» **Dataset rows**
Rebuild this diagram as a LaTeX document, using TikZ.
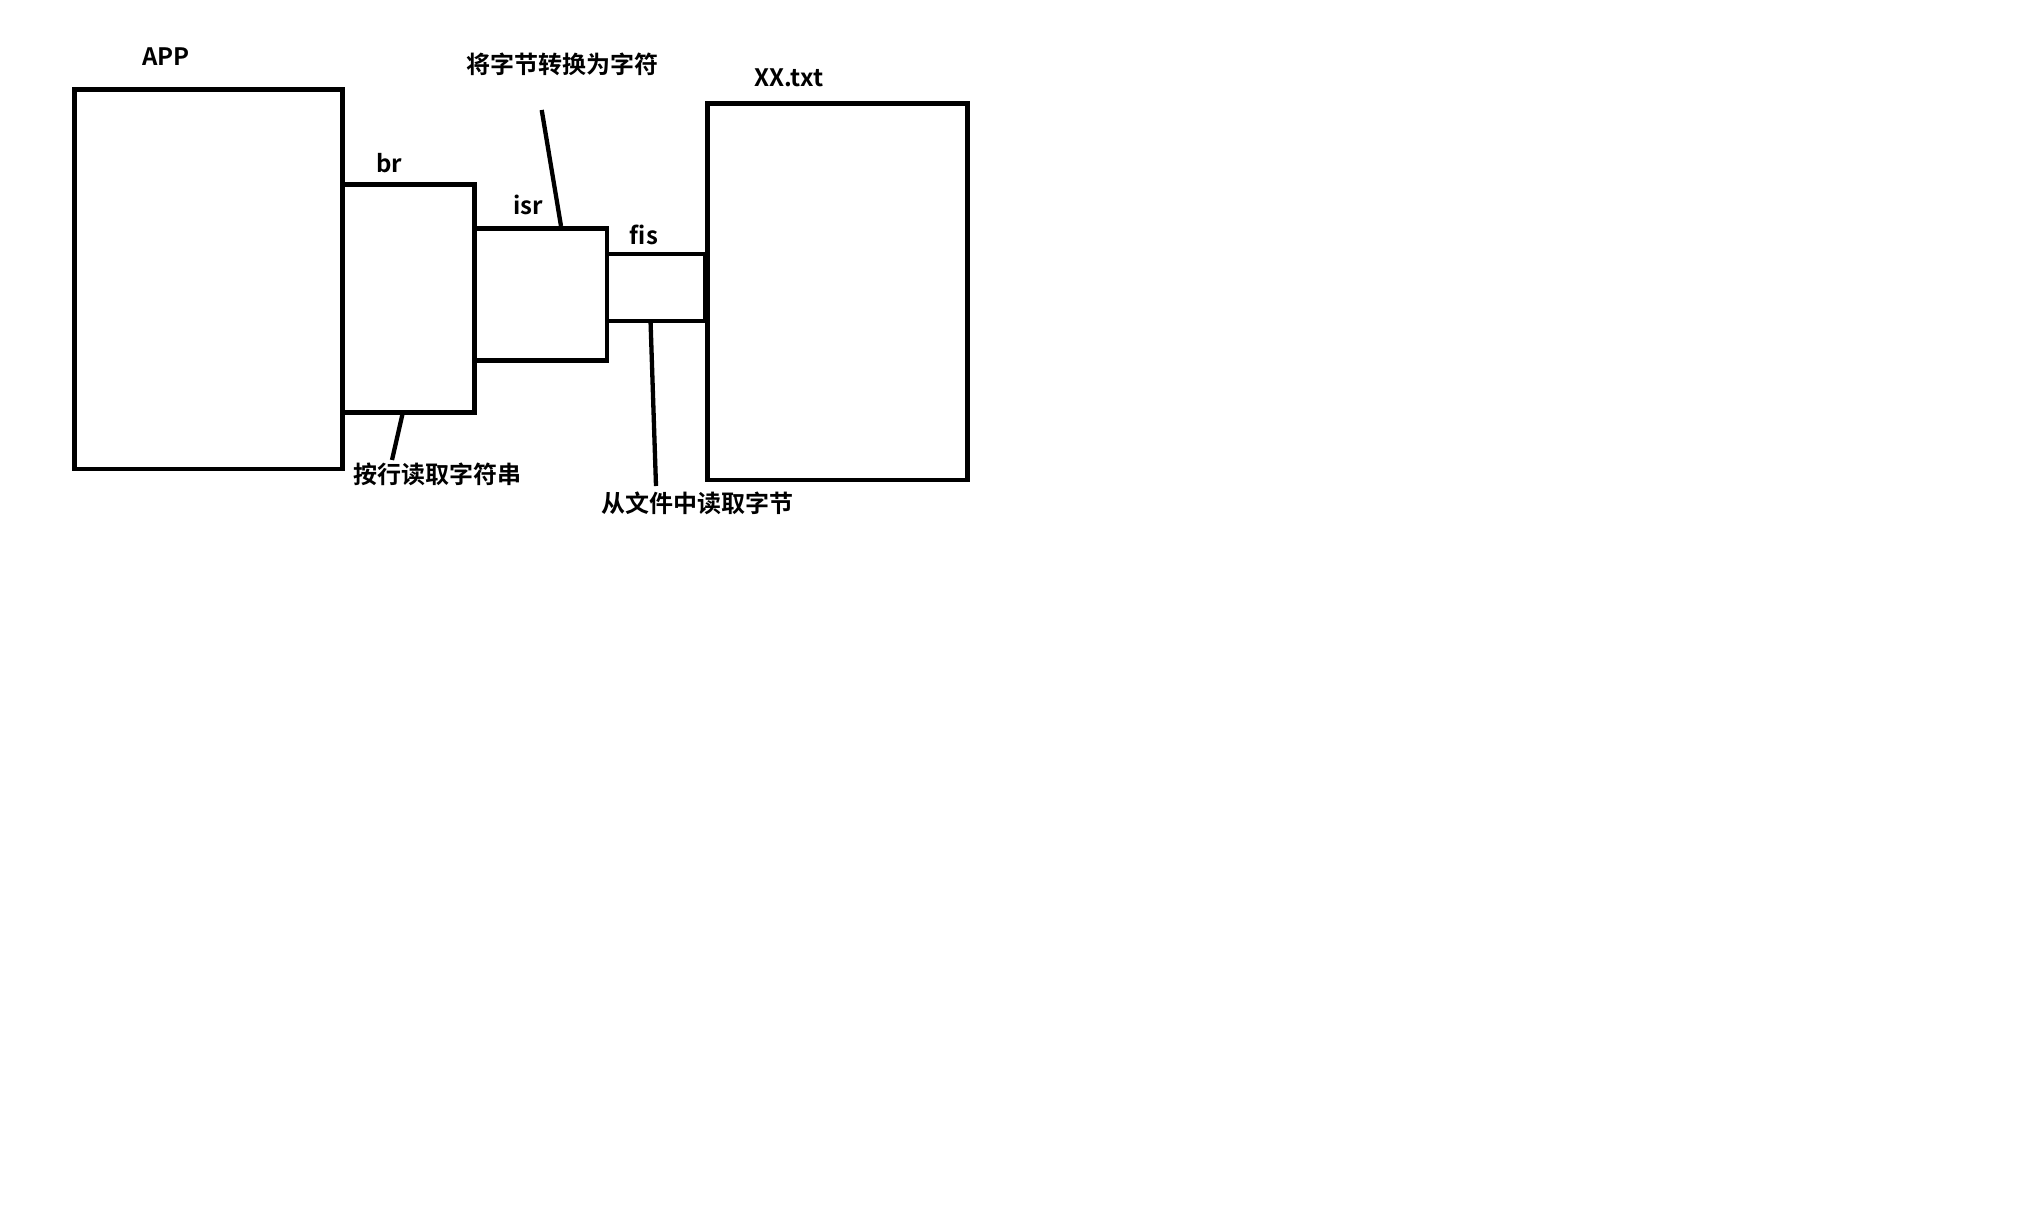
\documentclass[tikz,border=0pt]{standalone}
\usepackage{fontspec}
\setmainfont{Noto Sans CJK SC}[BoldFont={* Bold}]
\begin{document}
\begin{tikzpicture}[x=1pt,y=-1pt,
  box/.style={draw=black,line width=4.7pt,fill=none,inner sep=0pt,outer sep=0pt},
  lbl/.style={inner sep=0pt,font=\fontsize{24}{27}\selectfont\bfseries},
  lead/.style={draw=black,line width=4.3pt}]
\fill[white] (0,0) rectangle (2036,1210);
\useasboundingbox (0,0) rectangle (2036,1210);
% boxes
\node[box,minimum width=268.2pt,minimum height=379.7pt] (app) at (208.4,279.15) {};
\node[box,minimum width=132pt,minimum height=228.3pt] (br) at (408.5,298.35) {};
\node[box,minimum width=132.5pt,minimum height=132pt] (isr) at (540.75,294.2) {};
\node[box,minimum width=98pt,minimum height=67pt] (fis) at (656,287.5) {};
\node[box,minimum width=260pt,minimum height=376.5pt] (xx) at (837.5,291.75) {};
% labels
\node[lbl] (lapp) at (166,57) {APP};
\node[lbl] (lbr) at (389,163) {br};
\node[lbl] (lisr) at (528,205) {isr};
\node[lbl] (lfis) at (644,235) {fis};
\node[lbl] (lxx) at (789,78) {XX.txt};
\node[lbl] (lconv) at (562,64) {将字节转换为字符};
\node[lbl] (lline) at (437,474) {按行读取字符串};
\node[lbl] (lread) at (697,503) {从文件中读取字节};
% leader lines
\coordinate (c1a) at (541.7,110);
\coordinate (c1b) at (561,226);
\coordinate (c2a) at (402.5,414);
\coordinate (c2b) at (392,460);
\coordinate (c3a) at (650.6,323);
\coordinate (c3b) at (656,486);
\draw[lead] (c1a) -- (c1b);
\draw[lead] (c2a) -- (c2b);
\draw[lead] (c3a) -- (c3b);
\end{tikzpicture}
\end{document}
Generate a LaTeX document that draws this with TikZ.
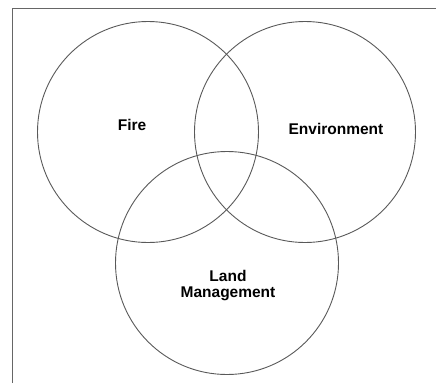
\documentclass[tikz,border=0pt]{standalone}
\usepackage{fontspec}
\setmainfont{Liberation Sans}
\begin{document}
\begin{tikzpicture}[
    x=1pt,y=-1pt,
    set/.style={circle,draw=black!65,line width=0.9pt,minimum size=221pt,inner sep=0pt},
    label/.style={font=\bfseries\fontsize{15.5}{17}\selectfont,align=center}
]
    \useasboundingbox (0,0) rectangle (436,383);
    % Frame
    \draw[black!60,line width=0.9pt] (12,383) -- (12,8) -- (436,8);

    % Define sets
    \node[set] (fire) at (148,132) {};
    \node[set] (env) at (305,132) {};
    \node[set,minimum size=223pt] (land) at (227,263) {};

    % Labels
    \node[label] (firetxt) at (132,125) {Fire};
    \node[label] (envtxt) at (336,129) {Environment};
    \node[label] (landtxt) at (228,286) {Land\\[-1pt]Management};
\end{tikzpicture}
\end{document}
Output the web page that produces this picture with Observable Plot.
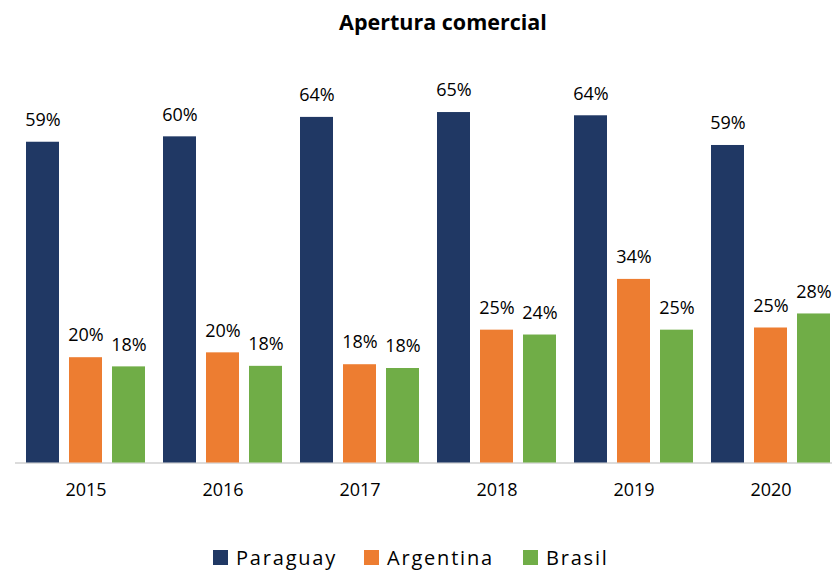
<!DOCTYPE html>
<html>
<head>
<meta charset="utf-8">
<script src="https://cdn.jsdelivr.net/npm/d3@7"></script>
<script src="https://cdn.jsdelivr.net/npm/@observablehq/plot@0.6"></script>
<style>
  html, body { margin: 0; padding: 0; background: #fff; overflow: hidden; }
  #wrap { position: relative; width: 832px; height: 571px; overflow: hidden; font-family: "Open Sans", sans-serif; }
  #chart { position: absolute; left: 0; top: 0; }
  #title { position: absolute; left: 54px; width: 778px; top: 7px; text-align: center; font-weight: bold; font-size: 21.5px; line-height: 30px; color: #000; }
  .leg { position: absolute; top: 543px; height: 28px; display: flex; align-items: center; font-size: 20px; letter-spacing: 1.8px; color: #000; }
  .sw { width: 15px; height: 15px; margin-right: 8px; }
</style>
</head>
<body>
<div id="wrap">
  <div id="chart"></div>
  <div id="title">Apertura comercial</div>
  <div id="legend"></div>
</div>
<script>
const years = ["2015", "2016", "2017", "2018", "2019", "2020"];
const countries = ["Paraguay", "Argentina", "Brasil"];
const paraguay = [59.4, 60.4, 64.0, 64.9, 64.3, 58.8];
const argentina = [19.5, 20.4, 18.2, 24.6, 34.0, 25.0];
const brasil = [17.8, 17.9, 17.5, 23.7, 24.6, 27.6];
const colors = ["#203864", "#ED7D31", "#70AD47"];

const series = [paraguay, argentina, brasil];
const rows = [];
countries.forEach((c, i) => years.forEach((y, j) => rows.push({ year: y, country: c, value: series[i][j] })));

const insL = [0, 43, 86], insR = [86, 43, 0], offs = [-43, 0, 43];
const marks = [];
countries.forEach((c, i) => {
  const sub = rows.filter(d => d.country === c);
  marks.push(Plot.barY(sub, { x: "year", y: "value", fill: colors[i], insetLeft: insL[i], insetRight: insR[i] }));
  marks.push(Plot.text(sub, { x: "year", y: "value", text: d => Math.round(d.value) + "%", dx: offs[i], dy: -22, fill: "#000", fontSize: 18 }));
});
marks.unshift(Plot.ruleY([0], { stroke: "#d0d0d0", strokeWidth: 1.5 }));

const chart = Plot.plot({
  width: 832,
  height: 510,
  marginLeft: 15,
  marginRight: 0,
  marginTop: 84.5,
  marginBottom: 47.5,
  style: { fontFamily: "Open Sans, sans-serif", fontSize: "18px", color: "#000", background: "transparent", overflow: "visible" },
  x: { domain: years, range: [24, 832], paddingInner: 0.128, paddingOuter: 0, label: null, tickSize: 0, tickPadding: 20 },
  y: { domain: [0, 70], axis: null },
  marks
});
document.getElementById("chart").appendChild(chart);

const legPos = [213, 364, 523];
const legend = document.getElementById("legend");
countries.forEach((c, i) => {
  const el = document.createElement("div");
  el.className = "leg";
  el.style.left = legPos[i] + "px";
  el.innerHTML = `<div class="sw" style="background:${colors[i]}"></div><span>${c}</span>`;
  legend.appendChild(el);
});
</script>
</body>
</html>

» **Problem to solve**
Would you set down the listing exactly, omitting pictures?

» **Answer in full**
Rebuild this diagram as a LaTeX document, using TikZ.
\documentclass[tikz,border=0pt]{standalone}
\usepackage{fontspec}
\setmainfont{Noto Sans CJK SC}[BoldFont={* Bold}]
\begin{document}
\begin{tikzpicture}[x=1pt,y=-1pt,
  box/.style={draw=black,line width=4.7pt,fill=none,inner sep=0pt,outer sep=0pt},
  lbl/.style={inner sep=0pt,font=\fontsize{24}{27}\selectfont\bfseries},
  lead/.style={draw=black,line width=4.3pt}]
\fill[white] (0,0) rectangle (2036,1210);
\useasboundingbox (0,0) rectangle (2036,1210);
% boxes
\node[box,minimum width=268.2pt,minimum height=379.7pt] (app) at (208.4,279.15) {};
\node[box,minimum width=132pt,minimum height=228.3pt] (br) at (408.5,298.35) {};
\node[box,minimum width=132.5pt,minimum height=132pt] (isr) at (540.75,294.2) {};
\node[box,minimum width=98pt,minimum height=67pt] (fis) at (656,287.5) {};
\node[box,minimum width=260pt,minimum height=376.5pt] (xx) at (837.5,291.75) {};
% labels
\node[lbl] (lapp) at (166,57) {APP};
\node[lbl] (lbr) at (389,163) {br};
\node[lbl] (lisr) at (528,205) {isr};
\node[lbl] (lfis) at (644,235) {fis};
\node[lbl] (lxx) at (789,78) {XX.txt};
\node[lbl] (lconv) at (562,64) {将字节转换为字符};
\node[lbl] (lline) at (437,474) {按行读取字符串};
\node[lbl] (lread) at (697,503) {从文件中读取字节};
% leader lines
\coordinate (c1a) at (541.7,110);
\coordinate (c1b) at (561,226);
\coordinate (c2a) at (402.5,414);
\coordinate (c2b) at (392,460);
\coordinate (c3a) at (650.6,323);
\coordinate (c3b) at (656,486);
\draw[lead] (c1a) -- (c1b);
\draw[lead] (c2a) -- (c2b);
\draw[lead] (c3a) -- (c3b);
\end{tikzpicture}
\end{document}
Generate a LaTeX document that draws this with TikZ.
\documentclass[tikz,border=0pt]{standalone}
\usepackage{fontspec}
\setmainfont{Liberation Sans}
\begin{document}
\begin{tikzpicture}[
    x=1pt,y=-1pt,
    set/.style={circle,draw=black!65,line width=0.9pt,minimum size=221pt,inner sep=0pt},
    label/.style={font=\bfseries\fontsize{15.5}{17}\selectfont,align=center}
]
    \useasboundingbox (0,0) rectangle (436,383);
    % Frame
    \draw[black!60,line width=0.9pt] (12,383) -- (12,8) -- (436,8);

    % Define sets
    \node[set] (fire) at (148,132) {};
    \node[set] (env) at (305,132) {};
    \node[set,minimum size=223pt] (land) at (227,263) {};

    % Labels
    \node[label] (firetxt) at (132,125) {Fire};
    \node[label] (envtxt) at (336,129) {Environment};
    \node[label] (landtxt) at (228,286) {Land\\[-1pt]Management};
\end{tikzpicture}
\end{document}
Output the web page that produces this picture with Observable Plot.
<!DOCTYPE html>
<html>
<head>
<meta charset="utf-8">
<script src="https://cdn.jsdelivr.net/npm/d3@7"></script>
<script src="https://cdn.jsdelivr.net/npm/@observablehq/plot@0.6"></script>
<style>
  html, body { margin: 0; padding: 0; background: #fff; overflow: hidden; }
  #wrap { position: relative; width: 832px; height: 571px; overflow: hidden; font-family: "Open Sans", sans-serif; }
  #chart { position: absolute; left: 0; top: 0; }
  #title { position: absolute; left: 54px; width: 778px; top: 7px; text-align: center; font-weight: bold; font-size: 21.5px; line-height: 30px; color: #000; }
  .leg { position: absolute; top: 543px; height: 28px; display: flex; align-items: center; font-size: 20px; letter-spacing: 1.8px; color: #000; }
  .sw { width: 15px; height: 15px; margin-right: 8px; }
</style>
</head>
<body>
<div id="wrap">
  <div id="chart"></div>
  <div id="title">Apertura comercial</div>
  <div id="legend"></div>
</div>
<script>
const years = ["2015", "2016", "2017", "2018", "2019", "2020"];
const countries = ["Paraguay", "Argentina", "Brasil"];
const paraguay = [59.4, 60.4, 64.0, 64.9, 64.3, 58.8];
const argentina = [19.5, 20.4, 18.2, 24.6, 34.0, 25.0];
const brasil = [17.8, 17.9, 17.5, 23.7, 24.6, 27.6];
const colors = ["#203864", "#ED7D31", "#70AD47"];

const series = [paraguay, argentina, brasil];
const rows = [];
countries.forEach((c, i) => years.forEach((y, j) => rows.push({ year: y, country: c, value: series[i][j] })));

const insL = [0, 43, 86], insR = [86, 43, 0], offs = [-43, 0, 43];
const marks = [];
countries.forEach((c, i) => {
  const sub = rows.filter(d => d.country === c);
  marks.push(Plot.barY(sub, { x: "year", y: "value", fill: colors[i], insetLeft: insL[i], insetRight: insR[i] }));
  marks.push(Plot.text(sub, { x: "year", y: "value", text: d => Math.round(d.value) + "%", dx: offs[i], dy: -22, fill: "#000", fontSize: 18 }));
});
marks.unshift(Plot.ruleY([0], { stroke: "#d0d0d0", strokeWidth: 1.5 }));

const chart = Plot.plot({
  width: 832,
  height: 510,
  marginLeft: 15,
  marginRight: 0,
  marginTop: 84.5,
  marginBottom: 47.5,
  style: { fontFamily: "Open Sans, sans-serif", fontSize: "18px", color: "#000", background: "transparent", overflow: "visible" },
  x: { domain: years, range: [24, 832], paddingInner: 0.128, paddingOuter: 0, label: null, tickSize: 0, tickPadding: 20 },
  y: { domain: [0, 70], axis: null },
  marks
});
document.getElementById("chart").appendChild(chart);

const legPos = [213, 364, 523];
const legend = document.getElementById("legend");
countries.forEach((c, i) => {
  const el = document.createElement("div");
  el.className = "leg";
  el.style.left = legPos[i] + "px";
  el.innerHTML = `<div class="sw" style="background:${colors[i]}"></div><span>${c}</span>`;
  legend.appendChild(el);
});
</script>
</body>
</html>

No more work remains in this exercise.